▶ _What to work on_
Copy from the first line below down to and including the line with "(constxt) at (1407,289)". Skip the pictures.

Records with drawing code
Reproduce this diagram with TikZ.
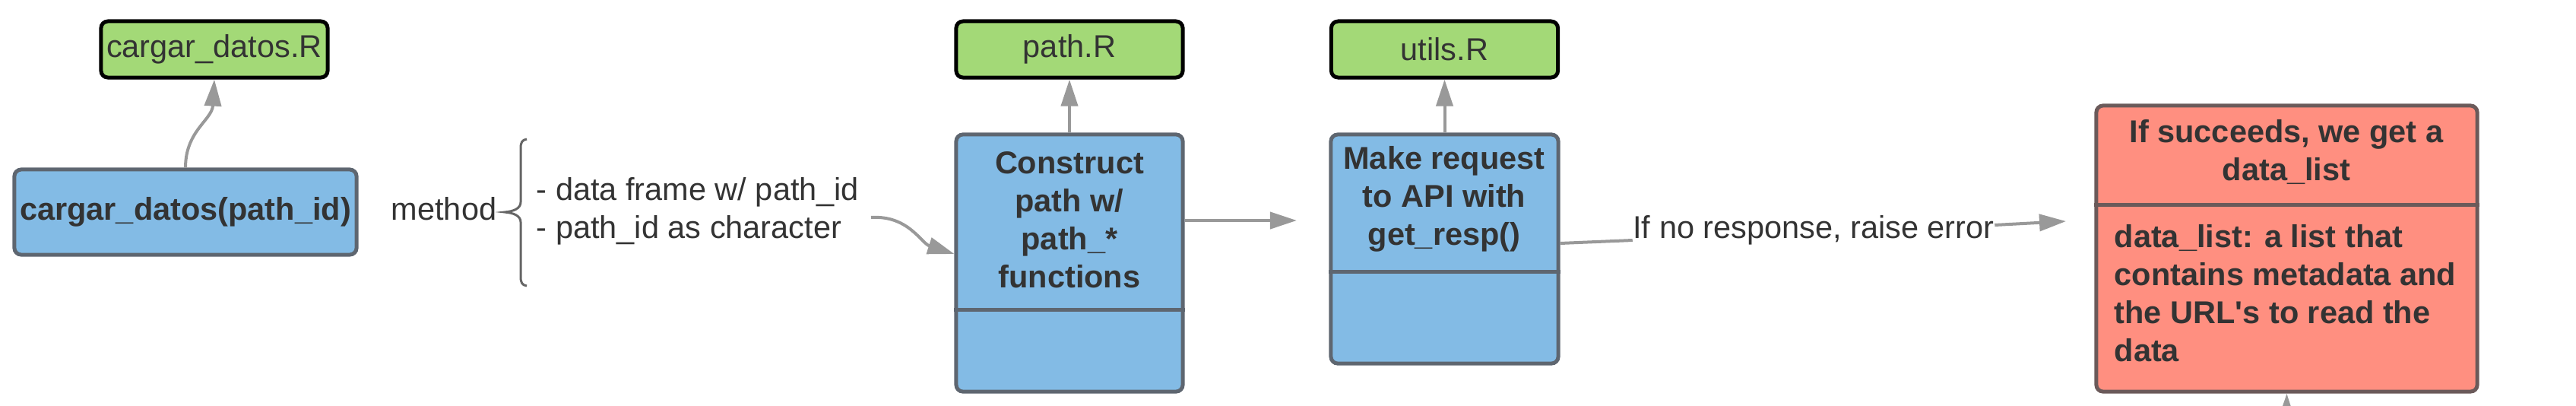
\documentclass[tikz,border=0pt]{standalone}
\usepackage{fontspec}
\setmainfont{Liberation Sans}
\usetikzlibrary{arrows.meta}
\definecolor{bfill}{HTML}{83BBE5}
\definecolor{bdraw}{HTML}{5E6670}
\definecolor{gfill}{HTML}{A3D977}
\definecolor{rfill}{HTML}{FF8F80}
\definecolor{rdraw}{HTML}{6B5A5A}
\definecolor{txt}{HTML}{333333}
\definecolor{arr}{HTML}{999999}
\definecolor{brc}{HTML}{666666}
\begin{document}
\begin{tikzpicture}[x=0.01cm,y=-0.01cm,
  font=\fontsize{11.8}{14.2}\selectfont,
  filebox/.style={draw=black,fill=gfill,line width=0.05cm,rounded corners=0.09cm,minimum width=2.98cm,minimum height=0.74cm,inner sep=0pt,text=txt},
  funbox/.style={draw=bdraw,fill=bfill,line width=0.05cm,rounded corners=0.09cm,inner sep=0pt},
  resbox/.style={draw=rdraw,fill=rfill,line width=0.05cm,rounded corners=0.09cm,inner sep=0pt},
  btxt/.style={font=\fontsize{11.8}{14.2}\selectfont\bfseries,text=txt,align=center,inner sep=0pt},
  conn/.style={draw=arr,line width=0.04cm,-{Triangle[length=0.35cm,width=0.22cm]}},
  plainline/.style={draw=arr,line width=0.04cm},
  divline/.style={line width=0.05cm},
  plaintxt/.style={text=txt,inner sep=0pt},
]
\useasboundingbox (0,0) rectangle (3389,533);

% file boxes
\node[filebox] (cfile) at (282,65) {cargar\_datos.R};
\node[filebox] (pfile) at (1407,65) {path.R};
\node[filebox] (ufile) at (1900.5,65) {utils.R};

% cargar_datos(path_id)
\node[funbox,minimum width=4.50cm,minimum height=1.12cm,btxt] (cfun) at (244,279) {cargar\_datos(path\_id)};

% method + brace + list
\node[plaintxt] (method) at (584,275) {method};
\draw[brc,line width=0.03cm] (693,183) .. controls (687,184) and (685,187) .. (685,195) -- (685,266)
  .. controls (685,274) and (676,278) .. (664,279)
  .. controls (676,280) and (685,284) .. (685,292) -- (685,364)
  .. controls (685,372) and (687,375) .. (693,376);
\node[plaintxt,align=left,anchor=west] (list) at (705,278) {- data frame w/ path\_id\\- path\_id as character};

% Construct box
\node[funbox,minimum width=2.98cm,minimum height=3.38cm] (cons) at (1407,346) {};
\coordinate (consdiv) at (1407,407);
\draw[bdraw,divline] (cons.west |- consdiv) -- (cons.east |- consdiv);
\node[btxt] (constxt) at (1407,289) {Construct\\path w/\\path\_*\\functions};

% Make request box
\node[funbox,minimum width=2.99cm,minimum height=3.01cm] (make) at (1900.5,327.5) {};
\coordinate (makediv) at (1900,357);
\draw[bdraw,divline] (make.west |- makediv) -- (make.east |- makediv);
\node[btxt] (maketxt) at (1900,262) {Make request\\to API with\\get\_resp()};

% Result box
\node[resbox,minimum width=5.01cm,minimum height=3.76cm] (res) at (3008.5,327) {};
\coordinate (resdiv) at (3008,269);
\draw[rdraw,divline] (res.west |- resdiv) -- (res.east |- resdiv);
\node[btxt] (reshead) at (3008,200) {If succeeds, we get a\\data\_list};
\node[btxt,align=left,anchor=west] (resbody) at (2781,386) {data\_list: a list that\\contains metadata and\\the URL\textquotesingle s to read the\\data};

% connectors
\draw[conn] (cfun.north) .. controls (244,172) and (279,158) .. (cfile.south);
\draw[conn] (cons.north) -- (pfile.south);
\draw[conn] (make.north) -- (ufile.south);

\coordinate (c0) at (1146,286);
\coordinate (c1) at (1256,334);
\draw[conn] (c0) .. controls (1195,283) and (1212,320) .. (cons.west |- c1);

\coordinate (a1) at (1706,290);
\draw[conn] (cons.east |- a1) -- (a1);

\node[plaintxt] (err) at (2386,303) {If no response, raise error};
\coordinate (e0) at (2050,320);
\draw[plainline] (make.east |- e0) -- ([yshift=-0.13cm]err.west);
\coordinate (e1) at (2718,291);
\draw[conn] ([yshift=0.07cm]err.east) -- (e1);

\coordinate (b0) at (3008,575);
\draw[conn] (b0) -- (res.south);
\end{tikzpicture}
\end{document}
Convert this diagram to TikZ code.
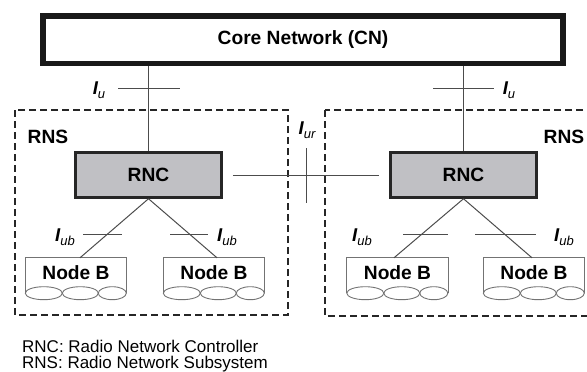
\documentclass[tikz,border=0pt]{standalone}
\usepackage{fontspec}
\setmainfont{Liberation Sans}
\usetikzlibrary{calc}

\definecolor{rncgray}{RGB}{192,192,196}
\newcommand{\ifc}[1]{{\fontsize{18.5}{18.5}\selectfont\bfseries\itshape I}\raisebox{-4pt}{\fontsize{13}{13}\selectfont\itshape #1}}

\begin{document}
\begin{tikzpicture}[x=1pt, y=-1pt,
    box/.style={font=\fontsize{19.2}{21}\selectfont\bfseries, inner sep=0pt},
    cnbox/.style={box, draw=black!90, line width=5.5pt, minimum width=520pt, minimum height=47.5pt},
    rncbox/.style={box, draw=black!85, fill=rncgray, line width=2.5pt, minimum width=146pt, minimum height=45pt},
    nbbox/.style={box, minimum width=101pt, minimum height=30pt},
    nbline/.style={draw=black!55, line width=0.9pt},
    rnsline/.style={draw=black!85, line width=2pt, dash pattern=on 7pt off 4pt},
    link/.style={draw=black!70, line width=1pt},
    lbl/.style={inner sep=0pt},
    legend/.style={anchor=base west, inner sep=0pt, font=\fontsize{17}{17}\selectfont}]
    \useasboundingbox (0,0) rectangle (587,372);
    %% RNS areas
    \draw[rnsline] (15,110) rectangle (288,315);
    \draw[rnsline] (325,110) rectangle (600,316);
    \node[box] (rnsL) at (48,137) {RNS};
    \node[box] (rnsR) at (564,137) {RNS};
    %% Core network and RNCs
    \node[cnbox] (cn) at (303,39.75) {Core Network (CN)};
    \node[rncbox] (rncL) at (148.5,175) {RNC};
    \node[rncbox] (rncR) at (463.5,175) {RNC};
    %% Node Bs
    \node[nbbox] (nbL1) at (76,273) {Node B};
    \node[nbbox] (nbL2) at (214,273) {Node B};
    \node[nbbox] (nbR1) at (397.5,273) {Node B};
    \node[nbbox] (nbR2) at (534,273) {Node B};
    \foreach \nb in {nbL1,nbL2,nbR1,nbR2}{
      \draw[nbline] ($(\nb.south west)+(0,5)$) -- (\nb.north west)
        -- (\nb.north east) -- ($(\nb.south east)+(0,5)$);
      \draw[nbline] ($(\nb.south west)+(18.5,5)$) ellipse [x radius=18.5pt, y radius=6.5pt];
      \draw[nbline] ($(\nb.south west)+(55,5)$) ellipse [x radius=18pt, y radius=6.5pt];
      \draw[nbline] ($(\nb.south west)+(87,5)$) ellipse [x radius=14pt, y radius=6.5pt];
    }
    %% links
    \draw[link] (cn.south -| rncL.north) -- (rncL.north);
    \draw[link] (cn.south -| rncR.north) -- (rncR.north);
    \draw[link] ([xshift=10pt]rncL.east) -- ([xshift=-10pt]rncR.west);
    \draw[link] (rncL.south) -- ([xshift=4pt]nbL1.north);
    \draw[link] (rncL.south) -- ([xshift=3pt]nbL2.north);
    \draw[link] (rncR.south) -- ([xshift=-3.5pt]nbR1.north);
    \draw[link] (rncR.south) -- ([xshift=-2pt]nbR2.north);
    %% interface ticks
    \draw[link] (118,88) to (180,88);
    \draw[link] (433,88) to (494,88);
    \draw[link] (306,148) to (306,203);
    \draw[link] (83,234) to (122,234)
    (170,234) to (208,234)
    (403,234) to (448,234)
    (475,234) to (536,234);
    \node[lbl] (iuL) at (99,90) {\ifc{u}};
    \node[lbl] (iuR) at (509,90) {\ifc{u}};
    \node[lbl] (iur) at (307,130) {\ifc{ur}};
    \node[lbl] (iubL1) at (65,237) {\ifc{ub}};
    \node[lbl] (iubL2) at (227,237) {\ifc{ub}};
    \node[lbl] (iubR1) at (362,237) {\ifc{ub}};
    \node[lbl] (iubR2) at (564,237) {\ifc{ub}};
    %% legend
    \node[legend] (lgRNC) at (22,352.5) {RNC: Radio Network Controller};
    \node[legend] (lgRNS) at (22,368) {RNS: Radio Network Subsystem};
\end{tikzpicture}
\end{document}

▶ _Result below_
Reproduce this diagram with TikZ.
\documentclass[tikz,border=0pt]{standalone}
\usepackage{fontspec}
\setmainfont{Liberation Sans}
\usetikzlibrary{arrows.meta}
\definecolor{bfill}{HTML}{83BBE5}
\definecolor{bdraw}{HTML}{5E6670}
\definecolor{gfill}{HTML}{A3D977}
\definecolor{rfill}{HTML}{FF8F80}
\definecolor{rdraw}{HTML}{6B5A5A}
\definecolor{txt}{HTML}{333333}
\definecolor{arr}{HTML}{999999}
\definecolor{brc}{HTML}{666666}
\begin{document}
\begin{tikzpicture}[x=0.01cm,y=-0.01cm,
  font=\fontsize{11.8}{14.2}\selectfont,
  filebox/.style={draw=black,fill=gfill,line width=0.05cm,rounded corners=0.09cm,minimum width=2.98cm,minimum height=0.74cm,inner sep=0pt,text=txt},
  funbox/.style={draw=bdraw,fill=bfill,line width=0.05cm,rounded corners=0.09cm,inner sep=0pt},
  resbox/.style={draw=rdraw,fill=rfill,line width=0.05cm,rounded corners=0.09cm,inner sep=0pt},
  btxt/.style={font=\fontsize{11.8}{14.2}\selectfont\bfseries,text=txt,align=center,inner sep=0pt},
  conn/.style={draw=arr,line width=0.04cm,-{Triangle[length=0.35cm,width=0.22cm]}},
  plainline/.style={draw=arr,line width=0.04cm},
  divline/.style={line width=0.05cm},
  plaintxt/.style={text=txt,inner sep=0pt},
]
\useasboundingbox (0,0) rectangle (3389,533);

% file boxes
\node[filebox] (cfile) at (282,65) {cargar\_datos.R};
\node[filebox] (pfile) at (1407,65) {path.R};
\node[filebox] (ufile) at (1900.5,65) {utils.R};

% cargar_datos(path_id)
\node[funbox,minimum width=4.50cm,minimum height=1.12cm,btxt] (cfun) at (244,279) {cargar\_datos(path\_id)};

% method + brace + list
\node[plaintxt] (method) at (584,275) {method};
\draw[brc,line width=0.03cm] (693,183) .. controls (687,184) and (685,187) .. (685,195) -- (685,266)
  .. controls (685,274) and (676,278) .. (664,279)
  .. controls (676,280) and (685,284) .. (685,292) -- (685,364)
  .. controls (685,372) and (687,375) .. (693,376);
\node[plaintxt,align=left,anchor=west] (list) at (705,278) {- data frame w/ path\_id\\- path\_id as character};

% Construct box
\node[funbox,minimum width=2.98cm,minimum height=3.38cm] (cons) at (1407,346) {};
\coordinate (consdiv) at (1407,407);
\draw[bdraw,divline] (cons.west |- consdiv) -- (cons.east |- consdiv);
\node[btxt] (constxt) at (1407,289) {Construct\\path w/\\path\_*\\functions};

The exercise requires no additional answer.